In the heart of the arid United Arab Emirates, where natural forests struggle to take root and temperatures routinely scorch the earth, an unlikely solution is rising, steel trees engineered not for shade or beauty, but to cleanse the air. What are these structures, why are they being deployed in places like the UAE, who is behind this innovation, where did the idea come from, when did it begin, and how do they work? These are the questions being answered by a growing body of research and investment into artificial trees, technological innovations designed to pull carbon dioxide from the atmosphere, much like a real tree, but with turbocharged efficiency and independence from water or soil.
The concept first sprouted in the early 2000s, when physicist Dr. Klaus Lackner at Columbia University began experimenting with synthetic systems that could chemically extract CO₂ from ambient air. His early designs led to the development of “mechanical trees,” tower-like structures embedded with resin-coated surfaces capable of capturing and releasing carbon dioxide at rates thousands of times faster than photosynthesis. Today, his research continues at Arizona State University’s Center for Negative Carbon Emissions, and the technology has evolved into practical applications suitable even for extreme environments like the UAE’s deserts, where natural reforestation is constrained by water scarcity and poor soil.

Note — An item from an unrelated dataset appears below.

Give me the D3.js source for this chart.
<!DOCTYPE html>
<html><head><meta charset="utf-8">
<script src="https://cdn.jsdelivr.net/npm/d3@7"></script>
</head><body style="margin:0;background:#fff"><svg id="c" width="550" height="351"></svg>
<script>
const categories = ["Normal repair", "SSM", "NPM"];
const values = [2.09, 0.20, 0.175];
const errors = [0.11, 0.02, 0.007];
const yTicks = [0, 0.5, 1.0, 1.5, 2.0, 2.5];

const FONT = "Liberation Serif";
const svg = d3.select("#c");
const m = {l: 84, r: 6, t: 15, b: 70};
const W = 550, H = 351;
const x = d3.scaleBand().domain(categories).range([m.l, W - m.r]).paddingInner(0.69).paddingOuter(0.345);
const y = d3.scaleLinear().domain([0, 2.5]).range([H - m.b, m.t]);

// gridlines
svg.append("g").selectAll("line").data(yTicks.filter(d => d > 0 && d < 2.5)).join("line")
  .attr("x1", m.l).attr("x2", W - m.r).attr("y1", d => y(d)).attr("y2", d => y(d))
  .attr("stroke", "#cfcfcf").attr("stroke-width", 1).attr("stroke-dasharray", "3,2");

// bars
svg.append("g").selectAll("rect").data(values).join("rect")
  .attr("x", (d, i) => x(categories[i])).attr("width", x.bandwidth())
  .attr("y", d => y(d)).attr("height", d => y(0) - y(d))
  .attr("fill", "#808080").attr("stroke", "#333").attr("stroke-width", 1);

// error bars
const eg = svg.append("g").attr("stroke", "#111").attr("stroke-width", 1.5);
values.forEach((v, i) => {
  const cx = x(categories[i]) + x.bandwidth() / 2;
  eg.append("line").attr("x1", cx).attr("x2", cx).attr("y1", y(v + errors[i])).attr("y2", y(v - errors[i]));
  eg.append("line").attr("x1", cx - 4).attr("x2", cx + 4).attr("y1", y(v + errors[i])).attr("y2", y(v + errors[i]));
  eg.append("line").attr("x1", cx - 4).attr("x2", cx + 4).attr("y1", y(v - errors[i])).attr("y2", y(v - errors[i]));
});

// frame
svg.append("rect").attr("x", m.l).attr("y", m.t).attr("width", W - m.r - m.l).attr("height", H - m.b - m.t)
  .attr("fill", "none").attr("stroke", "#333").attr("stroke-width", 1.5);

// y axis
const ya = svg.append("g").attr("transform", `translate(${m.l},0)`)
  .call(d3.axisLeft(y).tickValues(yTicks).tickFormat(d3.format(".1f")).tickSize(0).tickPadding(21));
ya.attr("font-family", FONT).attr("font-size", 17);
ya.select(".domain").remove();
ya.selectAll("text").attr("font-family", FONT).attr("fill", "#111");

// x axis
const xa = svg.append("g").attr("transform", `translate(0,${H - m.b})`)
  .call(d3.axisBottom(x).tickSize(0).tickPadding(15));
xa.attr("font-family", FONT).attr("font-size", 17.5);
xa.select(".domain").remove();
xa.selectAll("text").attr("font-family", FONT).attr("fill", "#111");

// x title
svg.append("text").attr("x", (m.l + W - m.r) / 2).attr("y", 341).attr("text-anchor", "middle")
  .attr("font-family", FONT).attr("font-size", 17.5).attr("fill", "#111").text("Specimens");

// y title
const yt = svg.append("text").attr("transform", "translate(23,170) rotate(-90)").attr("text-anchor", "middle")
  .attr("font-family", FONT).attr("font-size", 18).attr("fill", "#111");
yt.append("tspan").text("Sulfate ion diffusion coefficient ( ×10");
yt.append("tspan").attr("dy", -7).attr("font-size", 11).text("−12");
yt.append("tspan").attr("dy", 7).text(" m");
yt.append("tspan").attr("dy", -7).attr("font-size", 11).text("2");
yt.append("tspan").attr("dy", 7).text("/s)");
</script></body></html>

These artificial trees have been lauded for their ability to capture as much as one ton of CO₂ per day, which, according to some estimates, is roughly equivalent to the annual absorption of 1,000 natural trees. However, this oft-quoted figure requires nuance. The actual CO₂ capture capacity of a natural tree depends heavily on species, age, and location, but a mature tree typically absorbs around 21 kg (0.021 metric tons) of CO₂ annually. Based on that average, it would indeed take approximately 48–50 natural trees to absorb one ton per year, meaning an artificial tree removing one ton daily does the work of up to 18,000 trees per year, a staggering metric, though subject to the efficiency and operational context of the synthetic system.

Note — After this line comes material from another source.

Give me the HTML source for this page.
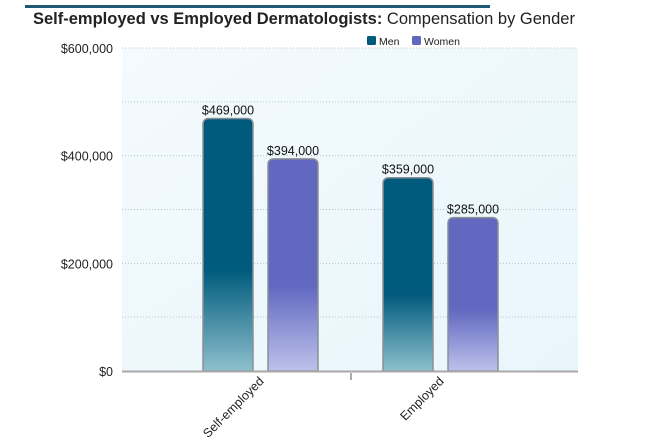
<!DOCTYPE html>
<html><head><meta charset="utf-8">
<style>
body{margin:0;background:#fff;font-family:"Liberation Sans",sans-serif;}
svg{display:block}
</style></head><body>
<svg width="645" height="439" viewBox="0 0 645 439">
<defs>
<linearGradient id="bgGrad" x1="0" y1="0" x2="1" y2="1">
<stop offset="0" stop-color="#f4fafd"/><stop offset="1" stop-color="#e8f6fc"/></linearGradient>
<linearGradient id="menGrad" x1="0" y1="0" x2="0" y2="1">
<stop offset="0" stop-color="#005a7c"/><stop offset="0.6" stop-color="#005a7c"/><stop offset="1" stop-color="#8dc0cd"/></linearGradient>
<linearGradient id="womenGrad" x1="0" y1="0" x2="0" y2="1">
<stop offset="0" stop-color="#6268c0"/><stop offset="0.6" stop-color="#6268c0"/><stop offset="1" stop-color="#bcc2ea"/></linearGradient>
</defs>
<rect x="25" y="5" width="465" height="3" fill="#1e5a74"/>
<text x="33" y="24" font-size="16.5" fill="#222"><tspan font-weight="bold">Self-employed vs Employed Dermatologists:</tspan> Compensation by Gender</text>
<g>
<rect x="367" y="36" width="9" height="9" rx="1.5" fill="#005a7c"/>
<text x="379" y="45" font-size="10.5" fill="#222">Men</text>
<rect x="412" y="36" width="9" height="9" rx="1.5" fill="#6268c0"/>
<text x="424" y="45" font-size="10.5" fill="#222">Women</text>
</g>
<rect x="122" y="48" width="456" height="323" fill="url(#bgGrad)"/>
<g id="grid"></g>
<g id="yaxis"></g>
<g id="bars"></g>
<line x1="122" y1="371.5" x2="578" y2="371.5" stroke="#a8a8a8" stroke-width="2"/>
<line x1="351" y1="373" x2="351" y2="380" stroke="#555" stroke-width="1"/>
<g id="xaxis"></g>
</svg>
<script>
const categories = ["Self-employed", "Employed"];
const menValues = [469000, 359000];
const womenValues = [394000, 285000];
const yTicks = [0, 200000, 400000, 600000];
const yTickLabels = ["$0", "$200,000", "$400,000", "$600,000"];
const gridValues = [100000, 200000, 300000, 400000, 500000, 600000];

const NS = "http://www.w3.org/2000/svg";
const plotTop = 48, plotBottom = 371, yMax = 600000;
function yScale(v){ return plotBottom - (v / yMax) * (plotBottom - plotTop); }
function xCenter(i){ return 260.5 + i * 180; }
function fmt(v){ return "$" + v.toLocaleString("en-US"); }
function mk(tag, attrs){ const e = document.createElementNS(NS, tag); for (const k in attrs) e.setAttribute(k, attrs[k]); return e; }

const grid = document.getElementById("grid");
gridValues.forEach(v => {
  const l = mk("line", {x1:122, x2:578, y1:yScale(v), y2:yScale(v), stroke:"#b8c4c8", "stroke-width":1, "stroke-dasharray":"1,2"});
  
  
  grid.appendChild(l);
});
const yaxis = document.getElementById("yaxis");
yTicks.forEach((v, i) => {
  const t = mk("text", {x:113, y:yScale(v) + 5, "text-anchor":"end", "font-size":"12.5", fill:"#222"});
  t.textContent = yTickLabels[i];
  
  
  yaxis.appendChild(t);
});
const bars = document.getElementById("bars");
function bar(x, v, fill, name){
  const top = yScale(v), w = 50, h = plotBottom - top, r = 6;
  const d = `M${x},${plotBottom} L${x},${top + r} Q${x},${top} ${x + r},${top} L${x + w - r},${top} Q${x + w},${top} ${x + w},${top + r} L${x + w},${plotBottom} Z`;
  const p = mk("path", {d:d, fill:fill, stroke:"#8a8f96", "stroke-width":1.5});
  
  
  bars.appendChild(p);
  const t = mk("text", {x:x + w / 2, y:top - 4, "text-anchor":"middle", "font-size":"12.5", fill:"#111"});
  t.textContent = fmt(v);
  
  
  bars.appendChild(t);
}
categories.forEach((c, i) => {
  const cx = xCenter(i);
  bar(cx - 57.5, menValues[i], "url(#menGrad)", "bar-men-" + i);
  bar(cx + 7.5, womenValues[i], "url(#womenGrad)", "bar-women-" + i);
});
const xaxis = document.getElementById("xaxis");
categories.forEach((c, i) => {
  const x = xCenter(i) + 4, y = 382;
  const t = mk("text", {x:x, y:y, "text-anchor":"end", "font-size":"12.5", fill:"#222", transform:`rotate(-45 ${x} ${y})`});
  t.textContent = c;
  
  
  xaxis.appendChild(t);
});
</script>
</body></html>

Yet even as these towering machines promise a leap forward in climate mitigation, they are not without critics. Detractors point out the irony: the manufacturing of artificial trees, using metals, rare earth materials, and energy-intensive processes, generates carbon emissions of its own. Construction, deployment, and maintenance can leave a carbon footprint that undermines the very mission of these structures. Lifecycle assessments raise valid concerns about whether the ends justify the means, especially in a world where sustainable development must minimize all forms of waste and pollution.

Proponents counter with the long-term math. While the production phase of an artificial tree does create emissions, the net benefit over time, especially for high-performing models, is substantial. Once operational, these devices can run passively or with renewable energy and continuously scrub CO₂ from the air for years. “No machine is indeed entirely clean,” Dr. Lackner has acknowledged. “But over its lifespan, an artificial tree removes far more CO₂ than it creates during production. The balance is overwhelmingly positive.”

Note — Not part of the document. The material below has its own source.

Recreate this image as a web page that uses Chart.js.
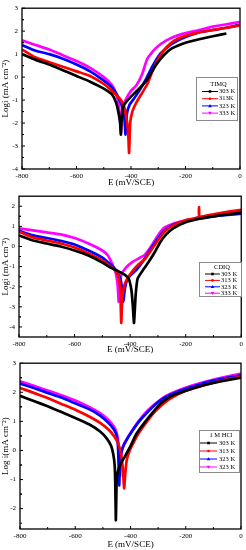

Still, there’s a broad consensus among scientists and environmentalists that artificial trees are not, and should never be, seen as a substitute for forests. Unlike living ecosystems, they don’t provide habitats, support biodiversity, stabilize soil, or generate rainfall. Forests are irreplaceable ecological systems, while artificial trees are tools, powerful ones, yes, but limited in scope. As such, they are best positioned not as a replacement, but as a complement to nature’s machinery, especially in places where planting real trees is simply not an option.
In the UAE, where green ambitions meet harsh natural limits, artificial trees are being embraced as part of a larger climate resilience strategy. From carbon capture in the desert to clean hydrogen production via solar-powered artificial photosynthesis, the vision is clear: to make even the driest lands part of the solution to a warming world. Whether they are dotting city parks, lining highways, or standing sentinel in solar farms, these synthetic sentinels may soon become emblematic of a new era in environmental engineering, one where technology doesn’t aim to replace nature, but to stand beside it in a common cause.